Brent [01:13:07] Like they’re not bad. It’s just I don’t know if that’s really in line with my brand right now and how positioning myself as not like a team that does dancing. Although yeah, I have some experience dancing, I probably could do some cool choreography. That’s just not the type of content that we’re sharing with our audience yet or ever. We’ll see.
Lesley [01:13:27] Yeah, I mean, it has to- there’s nothing wrong with doing any of that. It’s just like if you want to build a brand that’s doesn’t have that values, maybe don’t.
Brent [01:13:37] Yeah. So be aware, be aware of like a sustainable brand is a great answer. Yeah.
Lesley [01:13:41] Do you want to drop your Instagram handle now so that people can follow you?
Brent [01:13:47] Yeah. So it’s Boy Who Blogs. That’s my Instagram handle.
Lesley [01:13:52] Perfect. We will link that for you as well in the description so then people can check out your page.

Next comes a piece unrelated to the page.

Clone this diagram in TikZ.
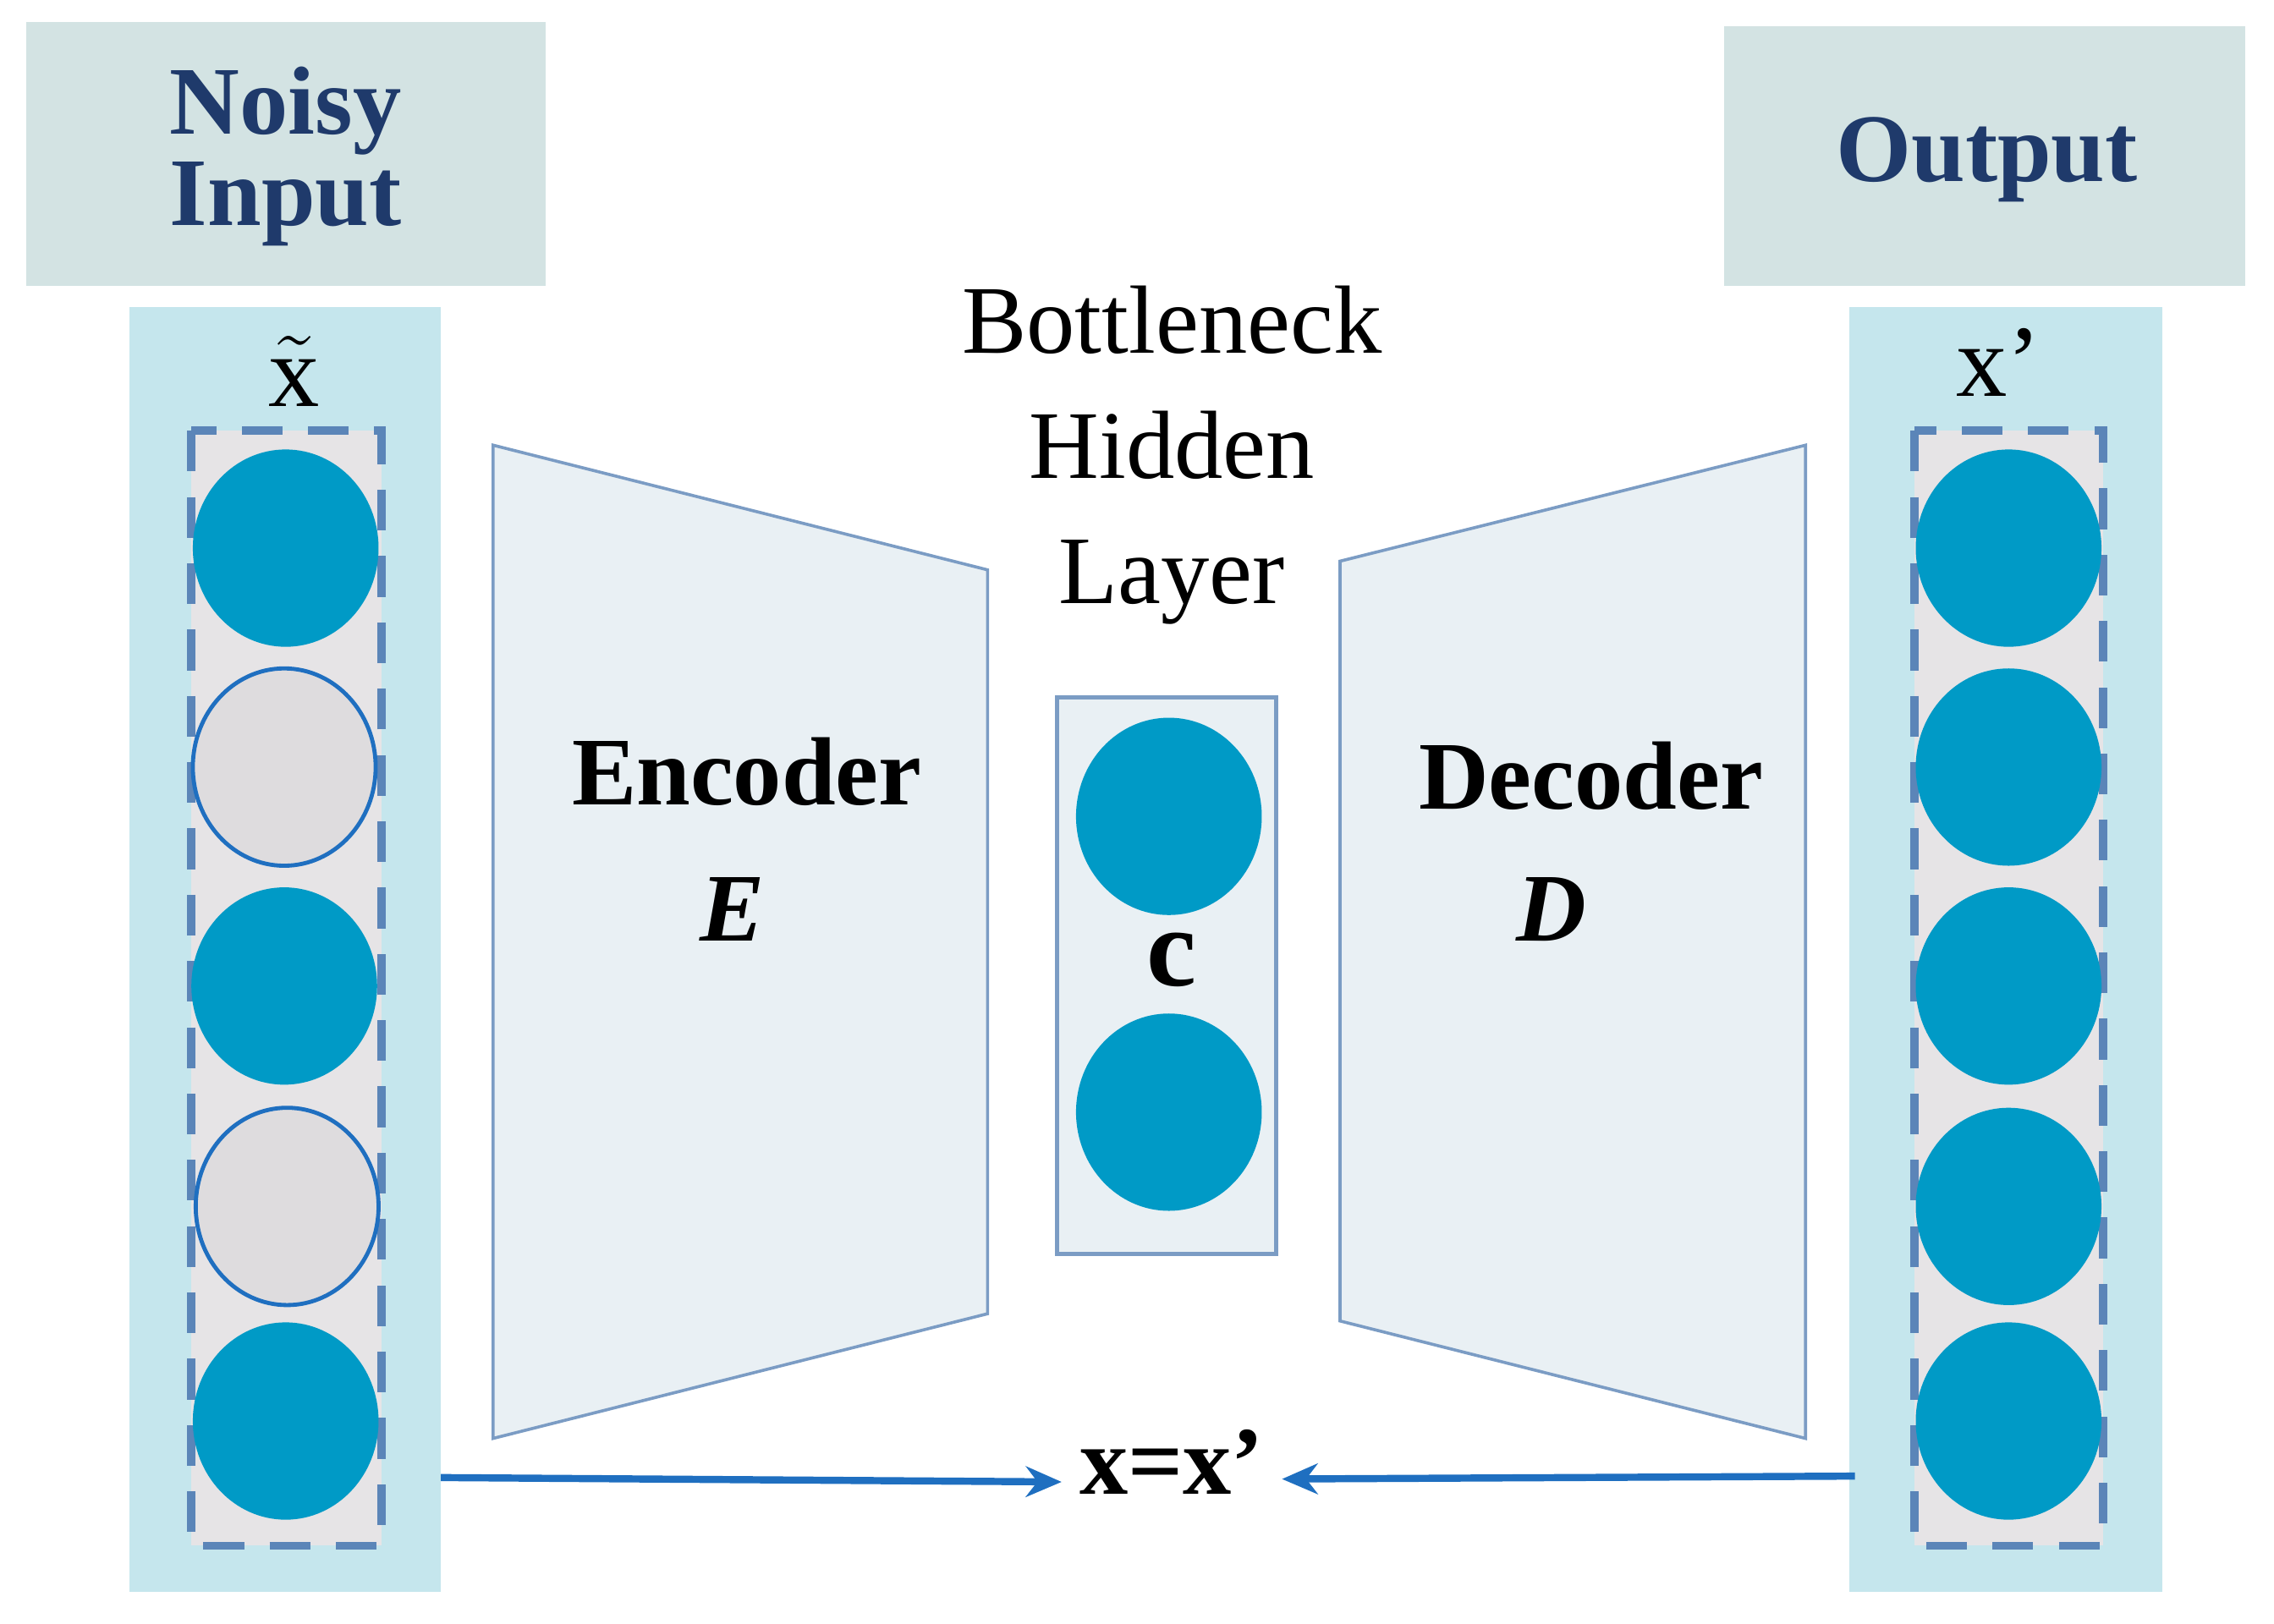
\documentclass[tikz,border=0pt]{standalone}
\usepackage{fontspec}
\setmainfont{Liberation Serif}
\usetikzlibrary{shapes.geometric,arrows.meta}
\definecolor{hdr}{HTML}{D3E3E3}
\definecolor{col}{HTML}{C5E6ED}
\definecolor{inner}{HTML}{E6E4E6}
\definecolor{dash}{HTML}{5B85B8}
\definecolor{neu}{HTML}{009AC6}
\definecolor{grayn}{HTML}{DEDCDE}
\definecolor{trap}{HTML}{E9F0F4}
\definecolor{trapb}{HTML}{7B9CC4}
\definecolor{title}{HTML}{1F3A6B}
\definecolor{arr}{HTML}{1F6FC0}
\begin{document}
\begin{tikzpicture}[x=0.01cm,y=-0.01cm,
  hdrbox/.style={fill=hdr,draw=none},
  colbox/.style={fill=col,draw=none},
  dbox/.style={fill=inner,draw=dash,line width=1.6pt,dash pattern=on 8pt off 5pt},
  neuron/.style={ellipse,fill=neu,minimum width=1.28cm,minimum height=1.36cm,inner sep=0},
  gneuron/.style={ellipse,fill=grayn,draw=arr,line width=0.8pt,minimum width=1.26cm,minimum height=1.36cm,inner sep=0},
  ttl/.style={font=\fontsize{19}{22}\selectfont\bfseries,text=title,align=center},
  lbl/.style={font=\fontsize{17}{20}\selectfont},
  trapz/.style={fill=trap,draw=trapb,line width=0.6pt},
  con/.style={draw=arr,line width=1.4pt,-{Stealth[length=7pt,width=6pt]}}]
\useasboundingbox (0,0) rectangle (1568,1120);
\fill[hdrbox] (18,15) rectangle (376,197);
\fill[hdrbox] (1189,18) rectangle (1548,197);
\node[ttl] (ni) at (197,108) {Noisy\\[-4pt]Input};
\node[ttl] (out) at (1370,110) {Output};
\fill[colbox] (89,212) rectangle (304,1098);
\fill[colbox] (1275,212) rectangle (1491,1098);
\draw[dbox] (132,297) rectangle (263,1066);
\draw[dbox] (1320,297) rectangle (1450,1066);
\node[lbl,font=\fontsize{20}{22}\selectfont] (xt) at (203,256) {$\tilde{\mbox{x}}$};
\node[lbl,font=\fontsize{20}{22}\selectfont] (xp) at (1378,250) {x’};
\node[neuron] (l1) at (197,378) {};
\node[gneuron] (l2) at (196,529) {};
\node[neuron] (l3) at (196,680) {};
\node[gneuron] (l4) at (198,832) {};
\node[neuron] (l5) at (197,980) {};
\foreach \i/\y in {1/378,2/529,3/680,4/832,5/980}
  \node[neuron] (r\i) at (1385,\y) {};
\draw[trapz] (340,307) -- (681,393) -- (681,906) -- (340,992) -- cycle;
\draw[trapz] (924,387) -- (1245,307) -- (1245,992) -- (924,911) -- cycle;
\draw[fill=trap,draw=trapb,line width=0.8pt] (729,481) rectangle (880,865);
\node[neuron] (b1) at (806,563) {};
\node[neuron] (b2) at (806,767) {};
\node[font=\fontsize{22}{24}\selectfont\bfseries] (c) at (808,662) {c};
\node[lbl,align=center,font=\fontsize{19}{24.5}\selectfont] (bn) at (808,314) {Bottleneck\\Hidden\\Layer};
\node[font=\fontsize{19}{22}\selectfont\bfseries] (enc) at (515,532) {Encoder};
\node[font=\fontsize{19}{22}\selectfont\bfseries\itshape] (E) at (505,627) {E};
\node[font=\fontsize{19}{22}\selectfont\bfseries] (dec) at (1097,535) {Decoder};
\node[font=\fontsize{19}{22}\selectfont\bfseries\itshape] (D) at (1070,627) {D};
\node[font=\fontsize{19}{22}\selectfont\bfseries] (eq) at (808,1008) {x=x’};
\coordinate (la) at (304,1019);
\coordinate (ra) at (1279,1018);
\draw[con] (la) -- (eq.west|-0,1022);
\draw[con] (ra) -- (eq.east|-0,1020);
\end{tikzpicture}
\end{document}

Brent [01:13:58] Oh thank you.
Lesley [01:14:00] So my last question is another one we kind of ask everyone and that is if you have a favorite motivational quote that you would like to share.

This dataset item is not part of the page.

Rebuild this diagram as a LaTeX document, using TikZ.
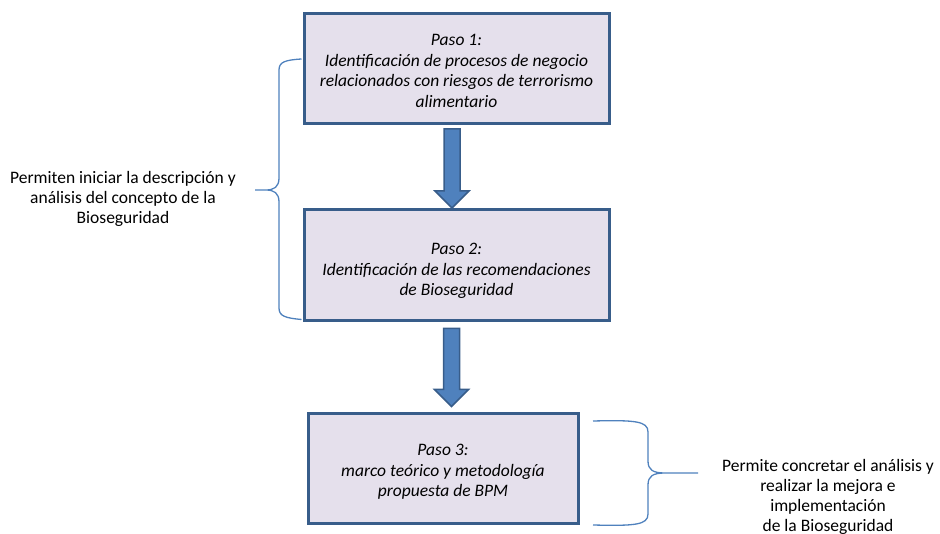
\documentclass[tikz,border=0pt]{standalone}
\usepackage{fontspec}
\setmainfont{Carlito}
\usetikzlibrary{calc}

\definecolor{boxfill}{RGB}{229,224,236}
\definecolor{boxline}{RGB}{56,93,138}
\definecolor{arrowfill}{RGB}{79,129,189}
\definecolor{bracecol}{RGB}{79,129,189}

\begin{document}
\begin{tikzpicture}[x=1pt,y=-1pt,
  stepbox/.style={draw=boxline, line width=3pt, fill=boxfill, inner sep=0pt},
  steptext/.style={align=center, font=\fontsize{17.5}{20.5}\selectfont\itshape, inner sep=0pt},
  blockarrow/.style={draw=boxline, line width=1.5pt, fill=arrowfill, line join=miter},
  brace/.style={draw=bracecol, line width=1.3pt},
  note/.style={align=center, font=\fontsize{17.5}{19.8}\selectfont, inner sep=0pt},
  pics/downarrow/.style={code={
    \filldraw[blockarrow] (-8,0) -- (8,0) -- (8,#1-17) -- (17,#1-17) -- (0,#1)
      -- (-17,#1-17) -- (-8,#1-17) -- cycle;}}]
\useasboundingbox (0,0) rectangle (940,534);

% process steps
\node[stepbox, minimum width=305pt, minimum height=110pt] (b1) at (456.5,68.5) {};
\node[stepbox, minimum width=305pt, minimum height=111pt] (b2) at (456.5,265.5) {};
\node[stepbox, minimum width=270pt, minimum height=109pt] (b3) at (443,468.5) {};

\node[steptext] (t1) at ($(b1.center)+(0,2.5)$)
  {Paso 1:\\Identificación de procesos de negocio\\relacionados con riesgos de terrorismo\\alimentario};
\node[steptext] (t2) at ($(b2.center)+(0,5.5)$)
  {Paso 2:\\ Identificación de las recomendaciones\\de Bioseguridad};
\node[steptext] (t3) at ($(b3.center)+(0,3.5)$)
  {Paso 3:\\marco teórico y metodología\\propuesta de BPM};

% block arrows between the steps
\pic at ($(b1.south)+(-4.5,4)$) {downarrow=79};
\pic at ($(b2.south)+(-5,6)$) {downarrow=78};

% left brace spanning steps 1 and 2
\coordinate (lt) at ($(b1.north west)+(-1,47)$);
\coordinate (lb) at ($(b2.south west)+(-1,-3)$);
\coordinate (ltip) at (255,190);
\draw[brace] (lt) .. controls (285,60) and (279,62) .. (279,70) -- (279,178)
  .. controls (279,187) and (274,190) .. (266,190) -- (ltip)
  (266,190) .. controls (274,190) and (279,193) .. (279,202) -- (279,308)
  .. controls (279,316) and (285,318) .. (lb);

% right brace beside step 3
\coordinate (rt) at (593,421);
\coordinate (rb) at (593,525);
\coordinate (rtip) at (698,473);
\draw[brace] (rt) .. controls (635,420) and (648,421) .. (648,432) -- (648,461)
  .. controls (648,470) and (653,473) .. (665,473) -- (rtip)
  (665,473) .. controls (653,473) and (648,476) .. (648,485) -- (648,514)
  .. controls (648,525) and (635,526) .. (rb);

% annotations
\node[note] (nl) at (123,199) {Permiten iniciar la descripción y\\análisis del concepto de la\\Bioseguridad};
\node[note] (nr) at (828,497) {Permite concretar el análisis y\\realizar la mejora e\\implementación\\de la Bioseguridad};
\end{tikzpicture}
\end{document}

Brent [01:14:09] A quote I might say, like, again, this might be a little deep, but what you think you become and what you feel you attract, and that’s actually, I think, like a quote from Buddha. But ultimately, I think that kind of ties back into like motivation and mindset.
Lesley [01:14:26] Yeah, just kind of putting out what you want to get back.
Brent [01:14:29] Yeah, and like, honestly, like the world is your oyster and I really do believe that. It’s like, there’s no reason why you can’t be the next prime minister or you can’t be the next CEO of X, Y, Z company. There’s really no reason why you can’t. And the only thing that’s going to prevent you from doing that is honestly yourself. So a little deep, but it’s serious.
Lesley [01:14:51] No, it’s- it’s relevant. And it even just like thinking that getting in that mindset makes a huge difference. So definitely super important. Yes, so just before we- do you have any other insights that you want that you wanted to share before we wrap up? Or I know we kind of talked about a lot of stuff.
Brent [01:15:14] So, yeah, the only thing that I think we touched on, it was just like always be kind. Like at the end of the day, especially when I work with, like, content creators and they get a brand deal or a brand that reaches out to them and wants to give them free product before they respond like, you don’t know my work. You don’t know this. Remember, they might actually have no clue because they have never worked in that space. So always just treat people with the utmost respect and be nice to one another because it is a very small world and people like to work with nice people. So that would be my final insight is like don’t be mean to people.
Lesley [01:15:50] I think that’s a wonderful place to leave off because that’s something we should all be doing no matter what we do or who we are, especially right now. So, yeah, I appreciate that. And just want to say thank you so much for taking your time out of your day to talk to us today or talk to me today, because a lot- you’ve shared a lot of really, really insightful and important things. And I know that it’s really going to hit home for a lot of people. So we really appreciate you talking to us today.
Brent [01:16:22] Yeah, and I appreciate you reaching out and for thinking for me to be a part of it. This is my first Zoom interview thing. So I’m really happy that you thought of me. And I’m excited to see the final edit.
Lesley [01:16:35] Awesome. I’m- I’ll probably send you a follow up email shortly anyway. But again, thank you. And we’ll keep in touch with you and have a wonderful rest of your day.
Brent [01:16:46] Yeah. Bye. Thank you.